TASK STATEMENT: Copy the lines holding the word "matplotlib", all of them.

INPUT DATA:

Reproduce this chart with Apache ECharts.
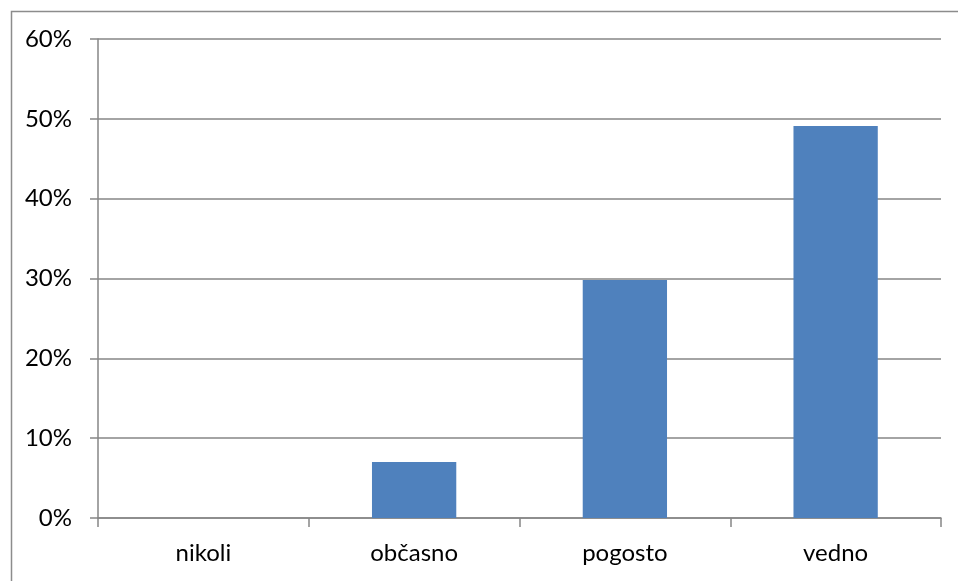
<!DOCTYPE html>
<html>
<head>
<meta charset="utf-8">
<script src="https://cdn.jsdelivr.net/npm/echarts@6/dist/echarts.min.js"></script>
<style>html,body{margin:0;padding:0;background:#fff;}#c{width:958px;height:581px;}</style>
</head>
<body>
<div id="c"></div>
<script>
const categories = ['nikoli', 'občasno', 'pogosto', 'vedno'];
const values = [0, 7.0, 29.8, 49.1];
const yTicks = [0, 10, 20, 30, 40, 50, 60];

const chart = echarts.init(document.getElementById('c'), null, {renderer: 'canvas'});
chart.setOption({
  animation: false,
  backgroundColor: '#ffffff',
  graphic: [{
    type: 'rect', left: 9, top: 9, silent: true,
    shape: {width: 980, height: 600},
    style: {fill: 'none', stroke: '#8c8c8c', lineWidth: 1.5}
  }],
  grid: {left: 98, right: 17, top: 39, bottom: 63, containLabel: false},
  xAxis: {
    type: 'category', data: categories,
    axisLine: {lineStyle: {color: '#868686', width: 1.5}},
    axisTick: {show: true, length: 9, alignWithLabel: false, lineStyle: {color: '#868686', width: 1.5}},
    axisLabel: {color: '#000', fontFamily: 'Lato', fontSize: 24, margin: 23}
  },
  yAxis: {
    type: 'value', min: yTicks[0], max: yTicks[yTicks.length - 1], interval: 10,
    axisLine: {show: true, lineStyle: {color: '#868686', width: 1.5}},
    axisTick: {show: true, length: 8, lineStyle: {color: '#868686', width: 1.5}},
    splitLine: {show: true, lineStyle: {color: '#868686', width: 1.5}},
    axisLabel: {color: '#000', fontFamily: 'Lato', fontSize: 24, margin: 26, formatter: v => v + '%'}
  },
  series: [{
    type: 'bar', data: values, barCategoryGap: '60%',
    itemStyle: {color: '#4f81bd'}
  }]
});
</script>
</body>
</html>
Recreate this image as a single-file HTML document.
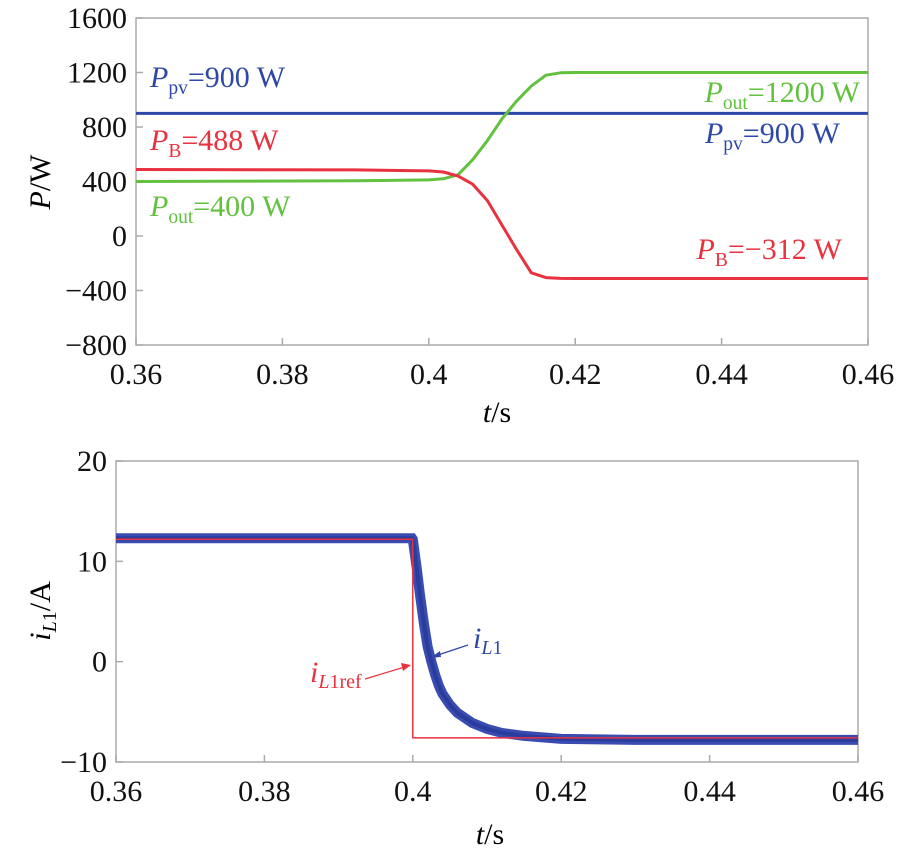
<!DOCTYPE html>
<html><head><meta charset="utf-8"><style>
body{margin:0;background:#fff;}
svg{display:block;font-family:"Liberation Serif",serif;}
</style></head><body>
<svg id="s" width="918" height="857" viewBox="0 0 918 857" xmlns="http://www.w3.org/2000/svg">
<g id="top"></g>
<g id="bot"></g>
</svg>
<script>
const xTicks=[0.36,0.38,0.4,0.42,0.44,0.46];
const xTickLabels=["0.36","0.38","0.4","0.42","0.44","0.46"];
const pTicks=[1600,1200,800,400,0,-400,-800];
const pTickLabels=["1600","1200","800","400","0","\u2212400","\u2212800"];
const tP=[0.36,0.39,0.4,0.402,0.404,0.406,0.408,0.41,0.412,0.414,0.416,0.418,0.42,0.46];
const pPv=[900,900,900,900,900,900,900,900,900,900,900,900,900,900];
const pOut=[400,405,412,420,450,560,700,860,990,1100,1180,1198,1200,1200];
const pB=[488,485,478,470,440,380,260,80,-100,-270,-305,-311,-312,-312];
const iTicks=[20,10,0,-10];
const iTickLabels=["20","10","0","\u221210"];
const tI=[0.36,0.3999,0.4,0.4005,0.401,0.4015,0.402,0.4025,0.403,0.4035,0.404,0.405,0.406,0.408,0.41,0.412,0.415,0.42,0.43,0.46];
const iL1=[12.3,12.3,12.2,9.5,6.5,3.8,1.5,0,-1.3,-2.4,-3.2,-4.3,-5.1,-6.1,-6.7,-7.1,-7.4,-7.7,-7.8,-7.8];
const tRef=[0.36,0.4,0.4,0.46];
const iRef=[12.2,12.2,-7.6,-7.6];
const NS="http://www.w3.org/2000/svg";
function mk(p,tag,a,txt){const e=document.createElementNS(NS,tag);for(const k in a)e.setAttribute(k,a[k]);if(txt!==undefined)e.textContent=txt;p.appendChild(e);return e;}
function axes(g,L,R,T,B,x,y,yt,ytl){
  const f=mk(g,'rect',{x:L,y:T,width:R-L,height:B-T,fill:'none',stroke:'#aaa','stroke-width':1.5});
  
  xTicks.forEach((v,i)=>{mk(g,'line',{x1:x(v),x2:x(v),y1:B,y2:B-7,stroke:'#aaa','stroke-width':1.5});
    const t=mk(g,'text',{x:x(v),y:B+39,'font-size':30,'text-anchor':'middle',fill:'#111'},xTickLabels[i]);
    });
  yt.forEach((v,i)=>{mk(g,'line',{x1:L,x2:L+7,y1:y(v),y2:y(v),stroke:'#aaa','stroke-width':1.5});
    const t=mk(g,'text',{x:L-9,y:y(v)+10,'font-size':30,'text-anchor':'end',fill:'#111'},ytl[i]);
    });
}
function path(g,xs,ys,x,y,col,w,name){const d=xs.map((v,i)=>(i?'L':'M')+x(v).toFixed(1)+','+y(ys[i]).toFixed(1)).join('');
  const p=mk(g,'path',{d:d,fill:'none',stroke:col,'stroke-width':w,'stroke-linejoin':'round'});
  return p;}
function label(g,x,y,main,sub,rest,col,size,anchor,name){
  const t=mk(g,'text',{x:x,y:y,'font-size':size,fill:col,'text-anchor':anchor||'start'});
  
  mk(t,'tspan',{'font-style':'italic'},main);mk(t,'tspan',{'font-size':size*0.65,dy:7},sub);mk(t,'tspan',{dy:-7},rest);return t;}
// top
const g1=document.getElementById('top');
const x1=v=>136+(v-0.36)/0.1*732, y1=v=>18+(1600-v)/2400*327;
axes(g1,136,868,18,345,x1,y1,pTicks,pTickLabels);
path(g1,tP,pPv,x1,y1,'#2f48a8',3,'ppv-line');
path(g1,tP,pOut,x1,y1,'#62c13e',3,'pout-line');
path(g1,tP,pB,x1,y1,'#e8323f',3,'pb-line');
label(g1,150,87,'P','pv','=900 W','#2f48a8',30,'start','ppv-label-left');
label(g1,150,150,'P','B','=488 W','#e8323f',30,'start','pb-label-left');
label(g1,150,216,'P','out','=400 W','#62c13e',30,'start','pout-label-left');
label(g1,860,102,'P','out','=1200 W','#62c13e',30,'end','pout-label-right');
label(g1,840,143,'P','pv','=900 W','#2f48a8',30,'end','ppv-label-right');
label(g1,842,259,'P','B','=\u2212312 W','#e8323f',30,'end','pb-label-right');
let t=mk(g1,'text',{x:0,y:0,'font-size':30,'text-anchor':'middle',transform:'translate(50,182) rotate(-90)'});

mk(t,'tspan',{'font-style':'italic'},'P');mk(t,'tspan',{},'/W');
t=mk(g1,'text',{x:497,y:422,'font-size':30,'text-anchor':'middle'});

mk(t,'tspan',{'font-style':'italic'},'t');mk(t,'tspan',{},'/s');
// bottom
const g2=document.getElementById('bot');
const x2=v=>116+(v-0.36)/0.1*742, y2=v=>461+(20-v)/30*301;
axes(g2,116,858,461,762,x2,y2,iTicks,iTickLabels);
path(g2,tI,iL1,x2,y2,'#3a4cb0',10,'il1-noise-band').setAttribute('stroke-linejoin','miter');
path(g2,tI,iL1,x2,y2,'#2a3c9e',4,'il1-line');
path(g2,tRef,iRef,x2,y2,'#e8323f',1.5,'il1ref-line');
mk(g2,'line',{x1:468,y1:645,x2:432,y2:657,stroke:'#3446a8','stroke-width':1.2});
mk(g2,'path',{d:'M430,658 L440,651 L441,657 Z',fill:'#3446a8'});
mk(g2,'line',{x1:365,y1:679,x2:408,y2:666,stroke:'#e8323f','stroke-width':1.2});
mk(g2,'path',{d:'M411,665 L401,663 L403,671 Z',fill:'#e8323f'});
t=mk(g2,'text',{x:473,y:648,'font-size':30,fill:'#2f48a8'});

mk(t,'tspan',{'font-style':'italic'},'i');mk(t,'tspan',{'font-size':20,dy:6,'font-style':'italic'},'L');mk(t,'tspan',{'font-size':20},'1');
t=mk(g2,'text',{x:310,y:682,'font-size':30,fill:'#e8323f'});

mk(t,'tspan',{'font-style':'italic'},'i');mk(t,'tspan',{'font-size':20,dy:6,'font-style':'italic'},'L');mk(t,'tspan',{'font-size':20},'1ref');
t=mk(g2,'text',{x:0,y:0,'font-size':30,'text-anchor':'middle',transform:'translate(50,611) rotate(-90)'});

mk(t,'tspan',{'font-style':'italic'},'i');mk(t,'tspan',{'font-size':20,dy:6,'font-style':'italic'},'L');mk(t,'tspan',{'font-size':20},'1');mk(t,'tspan',{dy:-6},'/A');
t=mk(g2,'text',{x:490,y:844,'font-size':30,'text-anchor':'middle'});

mk(t,'tspan',{'font-style':'italic'},'t');mk(t,'tspan',{},'/s');
</script>
</body></html>
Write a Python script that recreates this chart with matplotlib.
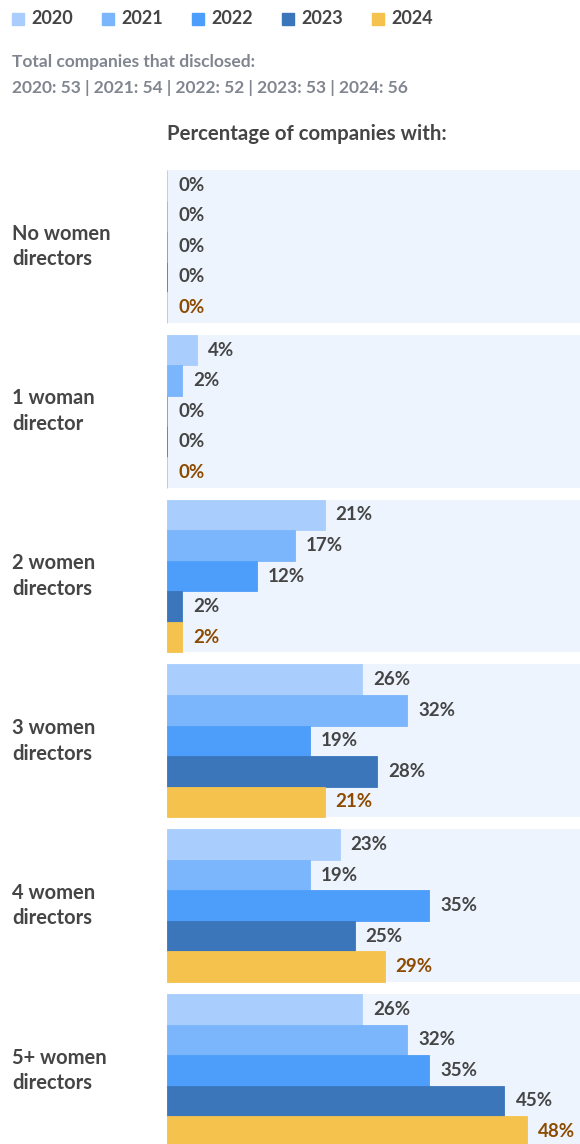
import numpy as np
import matplotlib
matplotlib.use("Agg")
import matplotlib.pyplot as plt

# ── Data ───────────────────────────────────────────────────────────────────────
YEARS      = ["2020", "2021", "2022", "2023", "2024"]
CATEGORIES = ["No women\ndirectors", "1 woman\ndirector", "2 women\ndirectors",
              "3 women\ndirectors", "4 women\ndirectors", "5+ women\ndirectors"]
TOTALS     = [53, 54, 52, 53, 56]

# percentage per category, one list per year
PCT_2020 = [0, 4, 21, 26, 23, 26]
PCT_2021 = [0, 2, 17, 32, 19, 32]
PCT_2022 = [0, 0, 12, 19, 35, 35]
PCT_2023 = [0, 0, 2, 28, 25, 45]
PCT_2024 = [0, 0, 2, 21, 29, 48]
SERIES = [PCT_2020, PCT_2021, PCT_2022, PCT_2023, PCT_2024]

COLORS    = ["#a9cdfc", "#7bb5fb", "#4d9efa", "#3b76bb", "#f5c24d"]
PANEL_BG  = "#edf4fe"
TEXT_DARK = "#454545"
TEXT_GREY = "#80858f"
LABEL_2024 = "#8c4b00"

# ── Layout (pixels at dpi=100) ─────────────────────────────────────────────────
W, H = 580, 1144
AX_LEFT, AX_TOP = 167, 170
PX_PER_PCT = 7.5
SLOT = 30.56                      # bar height in px
PITCH = 164.8 / SLOT              # group pitch in bar units

plt.rcParams["font.family"] = ["Lato", "DejaVu Sans"]

fig = plt.figure(figsize=(W / 100, H / 100), dpi=100)
ax = fig.add_axes([AX_LEFT / W, 0, 1 - AX_LEFT / W, 1 - AX_TOP / H])

xmax = (W - AX_LEFT) / PX_PER_PCT
ymax = (H - AX_TOP) / SLOT
ax.set_xlim(0, xmax)
ax.set_ylim(ymax, 0)
ax.axis("off")

n_years = len(YEARS)
for g, cat in enumerate(CATEGORIES):
    top = g * PITCH
    # panel background
    ax.barh(top + n_years / 2, xmax, height=n_years, left=0,
            color=PANEL_BG, linewidth=0, zorder=0)
    for j, vals in enumerate(SERIES):
        y = top + j + 0.5
        v = vals[g]
        ax.barh(y, v, height=1.0, color=COLORS[j], edgecolor=COLORS[j],
                linewidth=0.6, zorder=2)
        ax.annotate("%d%%" % v, xy=(v, y), xytext=(8, 0),
                    textcoords="offset points", va="center", ha="left",
                    fontsize=13.5, fontweight="bold",
                    color=LABEL_2024 if j == n_years - 1 else TEXT_DARK)
    # category label on the left
    fig.text(12 / W, 1 - (AX_TOP + (top + n_years / 2) * SLOT) / H, cat,
             ha="left", va="center", fontsize=14.5, fontweight="bold",
             color=TEXT_DARK, linespacing=1.35)

# ── Legend ─────────────────────────────────────────────────────────────────────
for j, yr in enumerate(YEARS):
    x0 = 12 + j * 90
    fig.patches.append(plt.Rectangle((x0 / W, 1 - 25 / H), 12 / W, 12 / H,
                                     transform=fig.transFigure,
                                     color=COLORS[j]))
    fig.text((x0 + 19) / W, 1 - 19 / H, yr, ha="left", va="center",
             fontsize=13, fontweight="bold", color=TEXT_DARK)

# ── Header text ────────────────────────────────────────────────────────────────
fig.text(12 / W, 1 - 62 / H, "Total companies that disclosed:",
         ha="left", va="center", fontsize=12.5, fontweight="bold",
         color=TEXT_GREY)
fig.text(12 / W, 1 - 88 / H,
         " | ".join("%s: %d" % (y, t) for y, t in zip(YEARS, TOTALS)),
         ha="left", va="center", fontsize=12.5, fontweight="bold",
         color=TEXT_GREY)
fig.text(AX_LEFT / W, 1 - 134 / H, "Percentage of companies with:",
         ha="left", va="center", fontsize=14.7, fontweight="bold",
         color=TEXT_DARK)

fig.savefig("out.png", dpi=100)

THE ANSWER:
Write a Python script that recreates this chart with matplotlib.
import matplotlib
matplotlib.use("Agg")
import matplotlib.pyplot as plt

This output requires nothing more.